Benchmarking

Overview

gRPC is designed for both high-performance and high-productivity design of distributed applications. Continuous performance benchmarking is a critical part of the gRPC development workflow. Multi-language performance tests run every few hours against the master branch, and these numbers are reported to a dashboard for visualization.

• Multi-language performance dashboard @master (latest dev version)
• Legacy dashboard (same data as above)

Performance testing design

Each language implements a performance testing worker that implements a gRPC WorkerService. This service directs the worker to act as either a client or a server for the actual benchmark test, represented as BenchmarkService. That service has two methods:

• UnaryCall – a unary RPC of a simple request that specifies the number of bytes to return in the response.
• StreamingCall – a streaming RPC that allows repeated ping-pongs of request and response messages akin to the UnaryCall.

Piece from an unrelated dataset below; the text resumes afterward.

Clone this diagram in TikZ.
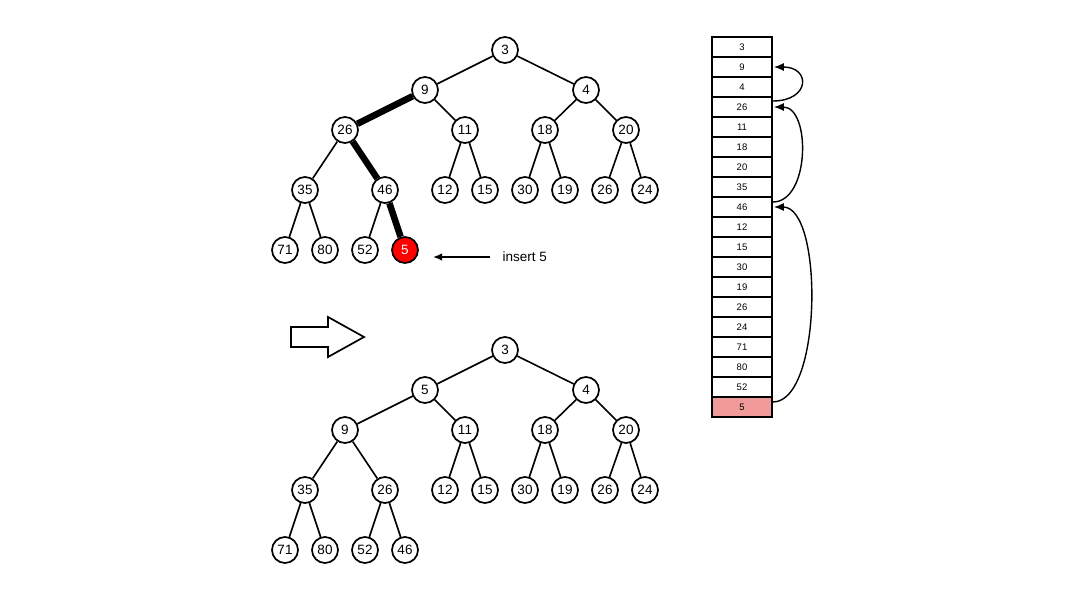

These workers are controlled by a driver that takes as input a scenario description (in JSON format) and an environment variable specifying the host:port of each worker process.

Languages under test

The following languages have continuous performance testing as both clients and servers at master:

• C++
• Java
• Go
• C#
• Node.js
• Python
• Ruby

In addition to running as both the client-side and server-side of performance tests, all languages are tested as clients against a C++ server, and as servers against a C++ client. This test aims to provide the current upper bound of performance for a given language’s client or server implementation without testing the other side.

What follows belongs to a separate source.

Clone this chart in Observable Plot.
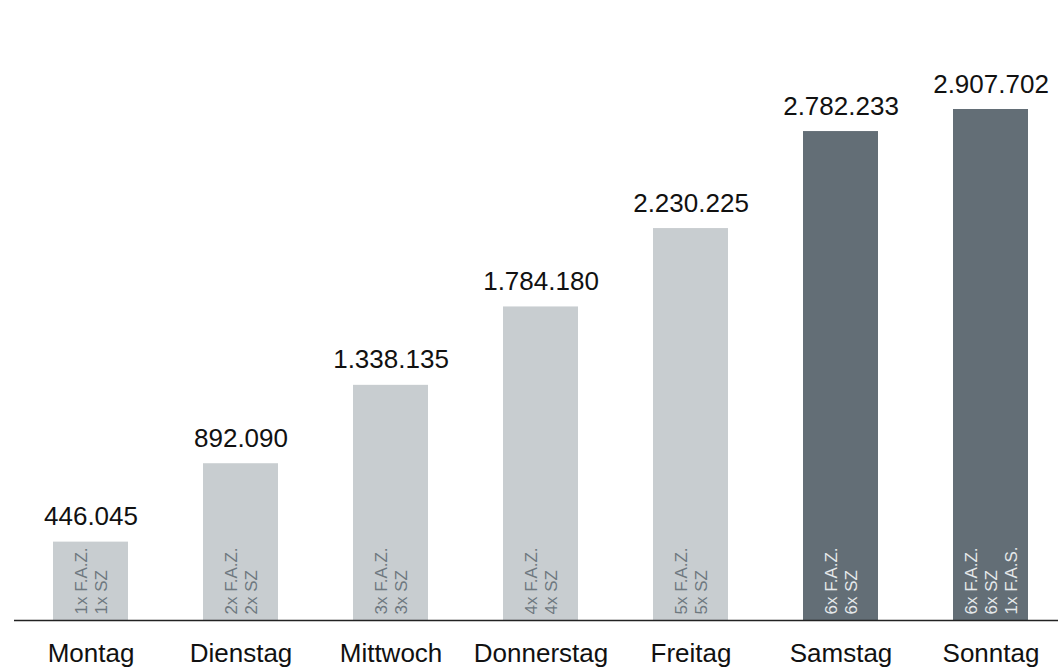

Although PHP or mobile environments do not support a gRPC server (which is needed for our performance tests), their client-side performance can be benchmarked using a proxy WorkerService written in another language. This code is implemented for PHP but is not yet in continuous testing mode.

Scenarios under test

There are several important scenarios under test and displayed in the dashboards above, including the following:

• Contentionless latency – the median and tail response latencies seen with only 1 client sending a single message at a time using StreamingCall.
• QPS – the messages/second rate when there are 2 clients and a total of 64 channels, each of which has 100 outstanding messages at a time sent using StreamingCall.
• Scalability (for selected languages) – the number of messages/second per server core.

Most performance testing is using secure communication and protobufs. Some C++ tests additionally use insecure communication and the generic (non-protobuf) API to display peak performance. Additional scenarios may be added in the future.

Testing infrastructure

All performance benchmarks are run in our dedicated GKE cluster, where each benchmark worker (a client or a server) gets scheduled to different GKE node (and each GKE node is a separate GCE VM) in one of our worker pools. The source code for the benchmarking framework we use is publicly available in the test-infra github repository.

Most test instances are 8-core systems, and these are used for both latency and QPS measurement. For C++ and Java, we additionally support QPS testing on 32-core systems. All QPS tests use 2 identical client machines for each server, to make sure that QPS measurement is not client-limited.